Other than getting our drinks we had a chance to meet with tons of Producers and Distributors and come learn that not all the sake's are made by major manufacturers and that there are still a lot of Seasonal small breweries. There was one in particular "Sake Story" that was a family owned and operated (by that I mean, they're a 4 man operation from harvesting to bottling). So when I drink some of these bottles I take my time to enjoy the flavor because someone out in the middle of Japan "busted their ass" to make this bottle. In the mix of it all there were quite a few that stood out to us:
Val: Going back to my taste for "sweeter" sake, the first company that truly won me over was actually the last vendor we visited – Homare Sake Brewery/Nishimoto Trading Company. While a wide variety of sake was offered by them - especially one in a metal can, I double-dipped on the Tsukasabotan Junmai Mountain Yuzu sake. It was quite refreshing, with a lemony, citrus taste, served chilled and smooth going down. After that it was the Strawberry Nigori sake that completely won me over. Again very sweet, you could distinctly taste the strawberries without being overpowered by the alcohol, a little dry but much like the Mountain Yuzu, very refreshing. Finally we go back to the first vendor – Kikusui who were showing off two products I really enjoyed. The first is a can sake called "Funaguchi Kikusui Ichiban Shibori" (we'll call it Funaguchi for short), which is an unpasteurized, undiluted sake that has a nice clean taste to it and not overpowering as I would have expected. Finally we have Mio, a sparkling sake that taste pretty much like champagne. It's very soft, very smooth and the fizz gives it that extra pop.

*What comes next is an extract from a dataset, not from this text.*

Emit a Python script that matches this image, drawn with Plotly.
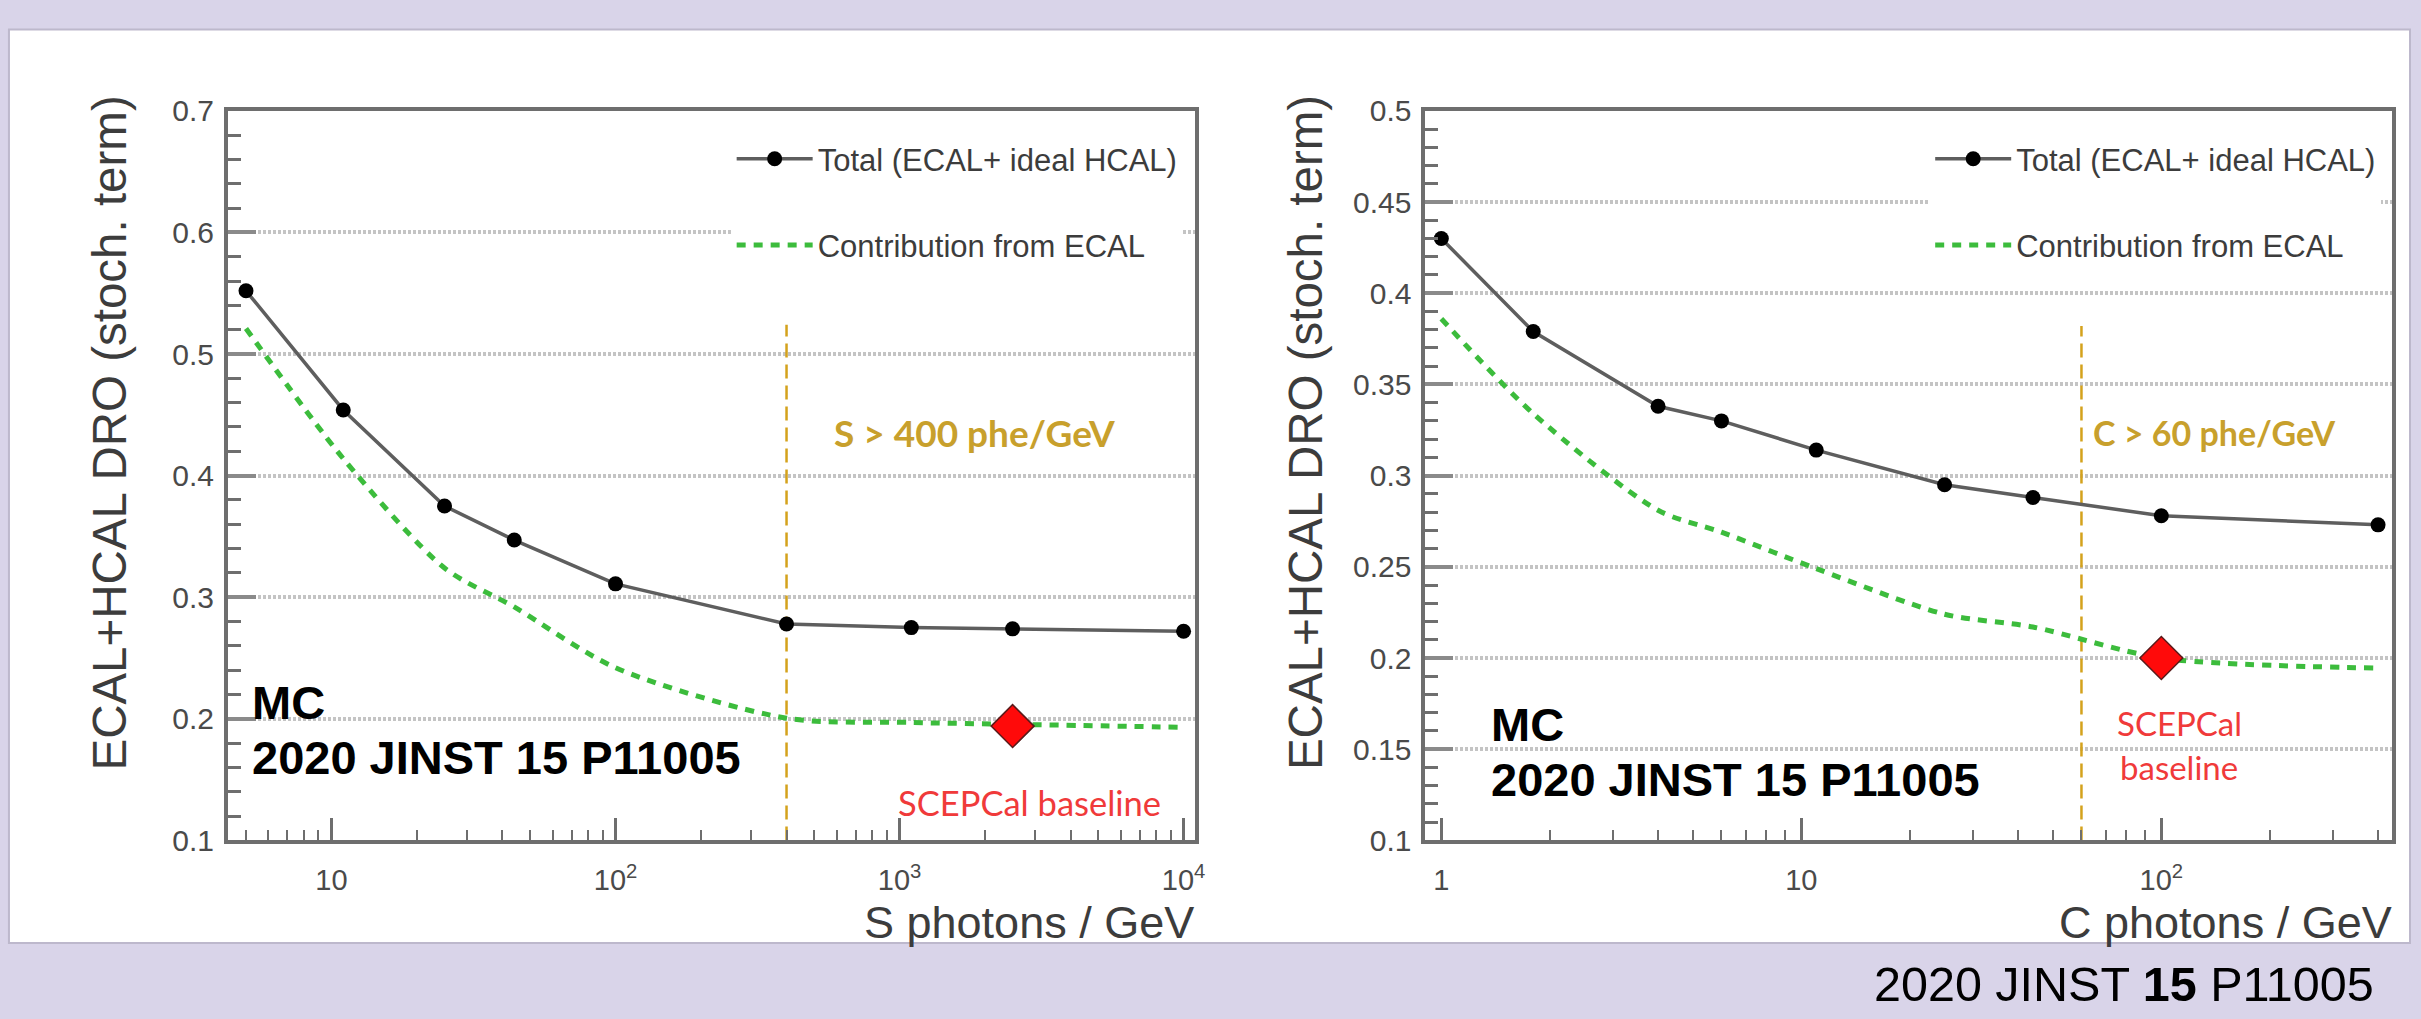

Alacran: We met a lot of interesting characters and taste plenty of sakes during this event. At one kiosk there is a sake, introduced by Samurai Chris Johnson called "Cowboy Yamahai" a strong robust sake that goes well with steaks. We also met with Kevin Mustonen who was showing off Futsu Shu (Genshu), sake aged in whisky barrels that gave it a very dry flavor with a strong 19% Alc content. In the rear of the venue they had a special area for the beef, how the cattle are fed and how the different cuts of meat make a difference. The Wagyu they served us was prepared in two ways first in a light almost stir-fry and the second as a med-rare steak both very delicious but very distinct as they brought out the beef flavor.
Unfortunately we couldn't get into the seminars, which were full to capacity. However affiliate website owner and all-around nice guy. Greg Wilcox of "Destroy All Fanboys" did attend and he had a great time. I wish we could have gotten in but nonetheless it was still worth the trek to taste all that delicious sake plus delving a little bit deeper into Japanese culture. Good food, good drink = Good times!